The headline numbers:
Jalisco attracted $42.5 billion in FDI between 1999 and 2024, much of it electronics
Jalisco now hosts 70% of Mexico's semiconductor companies and 23% of software development firms, with 600+ electronics companies in the metro (Mexico News Daily, Papaverai)
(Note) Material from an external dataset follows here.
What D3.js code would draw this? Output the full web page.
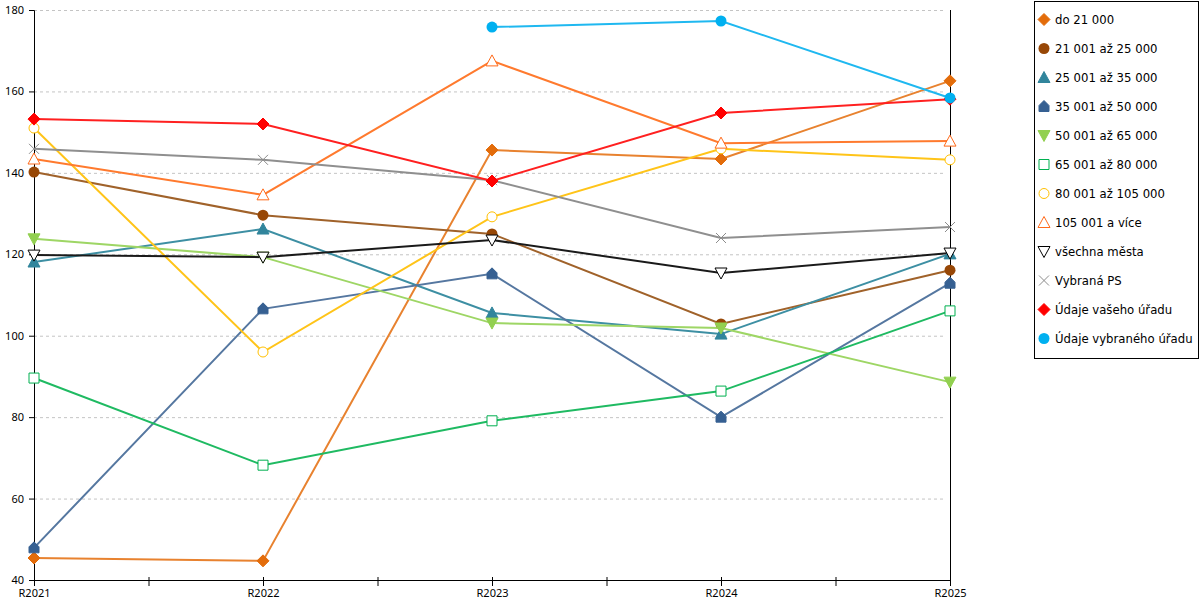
<!DOCTYPE html>
<html>
<head>
<meta charset="utf-8">
<style>
body { margin: 0; background: #fff; }
text { font-family: "DejaVu Sans", Verdana, sans-serif; }
.axis text { font-family: "Noto Sans", "DejaVu Sans", sans-serif; }
.axis .domain { stroke: #000; }
.grid line { stroke: #c4c4c4; stroke-dasharray: 3,3; }
.grid .domain { display: none; }
</style>
</head>
<body>
<svg width="1200" height="600" id="chart"></svg>
<script src="https://d3js.org/d3.v7.min.js"></script>
<script>
var years = ["R2021", "R2022", "R2023", "R2024", "R2025"];
var yTicks = [40, 60, 80, 100, 120, 140, 160, 180];

var seriesNames = ["do 21 000", "21 001 až 25 000", "25 001 až 35 000", "35 001 až 50 000",
  "50 001 až 65 000", "65 001 až 80 000", "80 001 až 105 000", "105 001 a více",
  "všechna města", "Vybraná PS", "Údaje vašeho úřadu", "Údaje vybraného úřadu"];

var do21 = [45.4, 44.7, 145.6, 143.4, 162.6];
var s21_25 = [140.2, 129.6, 125.0, 102.9, 116.1];
var s25_35 = [118.1, 126.2, 105.6, 100.4, 120.1];
var s35_50 = [47.9, 106.6, 115.2, 80.0, 112.9];
var s50_65 = [123.8, 119.3, 103.1, 101.9, 88.6];
var s65_80 = [89.6, 68.2, 79.1, 86.4, 106.1];
var s80_105 = [151.0, 96.0, 129.2, 145.9, 143.2];
var s105 = [143.4, 134.6, 167.5, 147.3, 147.8];
var vsechna = [119.8, 119.3, 123.5, 115.4, 120.3];
var vybranaPS = [145.9, 143.2, 138.2, 124.0, 126.7];
var vasUrad = [153.2, 152.0, 138.0, 154.7, 158.1];
var vybranyUrad = [null, null, 175.8, 177.3, 158.4];

var seriesValues = [do21, s21_25, s25_35, s35_50, s50_65, s65_80, s80_105, s105,
  vsechna, vybranaPS, vasUrad, vybranyUrad];

var colors = ["#e36c0a", "#974706", "#31859c", "#366092", "#92d050", "#00b050",
  "#ffc000", "#ff6a1a", "#000000", "#8c8c8c", "#ff0000", "#00b0f0"];
var lineColors = ["#e8822f", "#a0622a", "#3d8fa3", "#5577a0", "#9ed665", "#1fba62",
  "#ffc419", "#ff7a2e", "#1a1a1a", "#8f8f8f", "#ff2020", "#1fb8f0"];
var markers = ["diamond", "circle", "triangle", "house", "triangleDown", "squareOpen",
  "circleOpen", "triangleOpen", "triangleDownOpen", "cross", "diamond", "circle"];

var svg = d3.select("#chart");
var plotLeft = 34, plotRight = 950, plotTop = 10, plotBottom = 580;

var x = d3.scalePoint().domain(years).range([plotLeft, plotRight]);
var y = d3.scaleLinear().domain([40, 180]).range([plotBottom, plotTop]);

// grid
svg.append("g")
  .attr("class", "grid")
  .attr("transform", "translate(" + plotLeft + ",0)")
  .call(d3.axisRight(y).tickValues(yTicks.slice(1)).tickSize(plotRight - plotLeft - 5).tickFormat(""));

// left axis
svg.append("g")
  .attr("class", "axis")
  .attr("transform", "translate(" + plotLeft + ",0)")
  .call(d3.axisLeft(y).tickValues(yTicks).tickSizeOuter(0).tickSize(5).tickPadding(5))
  .call(function(g) { g.selectAll("text").attr("font-size", 11).attr("fill", "#000"); });

// right axis line
svg.append("line")
  .attr("x1", plotRight + 0.5).attr("x2", plotRight + 0.5)
  .attr("y1", plotTop).attr("y2", plotBottom)
  .attr("stroke", "#000");

// bottom axis
var xa = svg.append("g")
  .attr("class", "axis")
  .attr("transform", "translate(0," + plotBottom + ")")
  .call(d3.axisBottom(x).tickSizeOuter(0).tickSize(6).tickPadding(3));
xa.selectAll("text").attr("font-size", 11).attr("fill", "#000");
xa.selectAll(".tick line").attr("y1", -3);

// minor ticks between categories
var mids = years.slice(1).map(function(d, i) { return (x(years[i]) + x(d)) / 2; });
xa.selectAll(".minor").data(mids).enter().append("line")
  .attr("x1", function(d) { return d + 0.5; }).attr("x2", function(d) { return d + 0.5; })
  .attr("y1", -3).attr("y2", 6).attr("stroke", "#000");

function markerPath(type, s) {
  var h = s / 2;
  switch (type) {
    case "diamond": return "M0," + (-h - 1) + "L" + (h + 1) + ",0L0," + (h + 1) + "L" + (-h - 1) + ",0Z";
    case "triangle": case "triangleOpen":
      return "M0," + (-h - 1) + "L" + (h + 1) + "," + (h) + "L" + (-h - 1) + "," + (h) + "Z";
    case "triangleDown": case "triangleDownOpen":
      return "M0," + (h + 1) + "L" + (h + 1) + "," + (-h) + "L" + (-h - 1) + "," + (-h) + "Z";
    case "house": return "M0," + (-h - 1) + "L" + h + "," + (-h + 4) + "L" + h + "," + h + "L" + (-h) + "," + h + "L" + (-h) + "," + (-h + 4) + "Z";
    case "squareOpen": return "M" + (-h) + "," + (-h) + "h" + s + "v" + s + "h" + (-s) + "Z";
    case "cross": return "M" + (-h) + "," + (-h) + "L" + h + "," + h + "M" + h + "," + (-h) + "L" + (-h) + "," + h;
  }
  return null;
}

function drawMarker(g, type, color, s) {
  if (type === "circle") {
    g.append("circle").attr("r", s / 2 + 0.5).attr("fill", color);
  } else if (type === "circleOpen") {
    g.append("circle").attr("r", s / 2).attr("fill", "#fff").attr("stroke", color).attr("stroke-width", 1);
  } else {
    var open = /Open|cross/.test(type);
    g.append("path").attr("d", markerPath(type, s))
      .attr("fill", open ? (type === "cross" ? "none" : "#fff") : color)
      .attr("stroke", color).attr("stroke-width", 1);
  }
}

var line = d3.line()
  .defined(function(d) { return d != null; })
  .x(function(d, i) { return x(years[i]); })
  .y(function(d) { return y(d); });

seriesValues.forEach(function(vals, k) {
  svg.append("path")
    .attr("d", line(vals))
    .attr("fill", "none")
    .attr("stroke", lineColors[k])
    .attr("stroke-width", 2);
});

seriesValues.forEach(function(vals, k) {
  vals.forEach(function(v, i) {
    if (v == null) return;
    var g = svg.append("g").attr("transform", "translate(" + x(years[i]) + "," + y(v) + ")");
    drawMarker(g, markers[k], colors[k], 10);
  });
});

// legend
svg.append("rect")
  .attr("x", 1034.5).attr("y", 1.5).attr("width", 164).attr("height", 357)
  .attr("fill", "#fff").attr("stroke", "#000");

var legend = svg.append("g").selectAll("g")
  .data(seriesNames)
  .enter().append("g")
  .attr("transform", function(d, i) { return "translate(1044," + (19.5 + i * 29) + ")"; });

legend.each(function(d, i) { drawMarker(d3.select(this), markers[i], colors[i], 10); });

legend.append("text")
  .attr("x", 11)
  .attr("dy", "0.35em")
  .attr("font-size", 11.7)
  .attr("fill", "#000")
  .text(function(d) { return d; });
</script>
</body>
</html>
Electronics production rose 35% between 2020 and 2024, with sector exports climbing from $18B to $24.3B
Q3 2025 was a record-breaker: Jalisco posted US$13.84 billion in quarterly exports — up 89.1% YoY, with high-tech exports alone up 174%. Electronics drove 72% of total state exports
The capital expenditure announcements driving El Salto, Tlajomulco, Acatlán de Juárez, and Tonalá's industrial land markets right now:
Company | Investment | Focus | Source |
|---|---|---|---|
Foxconn (Hon Hai/FII) | ~$900M — world's largest GB200 AI server plant near Guadalajara, with $241M (Aug 2024) + $168M (Aug 2025) tranches, plus 421,600 m² land acquisition in Feb 2025 | Nvidia GB200 Blackwell AI servers for Stargate | Bloomberg, Yahoofinance,MNDmexiconewsdaily |
Flex | $1 billion by 2026 (largest ever in Mexico) + ~5,000 jobs | Telecom and data-center equipment | MEXICONOW |
Jabil | $25M (announced Nov 2024) | Circuit board assembly | MNDmexiconewsdaily |
ASE Group / ISE Labs | New semiconductor packaging & test facility in Tonalá; 500+ jobs Year 1 | OSAT (chip back-end) | Papaverai |
Molex | $130M second plant in Acatlán de Juárez (Centro Logístico de Jalisco II), 60,000 m² doubling footprint, with capacity to add another 100,000 m² | EV interconnects, ADAS, connected vehicles | Molex |
Bosch | Expansion confirmed | Automotive electronics | MNDmexiconewsdaily |
Lite-On | Automotive electronics operations in Guadalajara (Jalisco 45019) | Automotive electronics | |
Sanmina | Three active Guadalajara plants (El Salto for optical/microelectronics, two in Tlajomulco for enclosures and backplane/systems integration) | Optical networking, enclosures, telecom backplanes | Sanmina |
The Foxconn project at El Salto is the marquee story: Governor Pablo Lemus told Bloomberg in March 2025 that construction "should be completed in a year," combining an expansion of Foxconn's existing El Salto site with a new adjacent facility — together the world's largest GB200 AI server assembly plant.
The Through-Line
What makes Guadalajara's story different from Tijuana's or Juárez's is that every shock forced the cluster up the value chain rather than out of business:
1960s–80s: Inland location forced multinationals to invest in local engineering talent and universities (UDG, ITESO, UAG, Tec, UNIVA, Panamericana) rather than just border assembly labor
1990s: NAFTA made it the EMS capital of Latin America, but the flagships' "global" outsourcing strategy meant local suppliers got squeezed out, a structural weakness
2000s: The China shock killed PC assembly but spawned the design centers (Intel GDC, Oracle MDC, HP R&D) that built lasting white-collar engineering scale
2010s: Software, automotive electronics, and startups diversified the base
2020s: Nearshoring + AI infrastructure demand has put Guadalajara at the center of Nvidia/Foxconn's global GB200 build-out, and Jalisco is now the single largest electronics export state in Mexico
The "Silicon Valley of Mexico" label looked aspirational in 1998, hollow in 2003, and is finally, with $900M Foxconn AI plants, $1B Flex telecom and data-center buildouts, and an ASE semiconductor packaging facility, starting to look earned in 2026.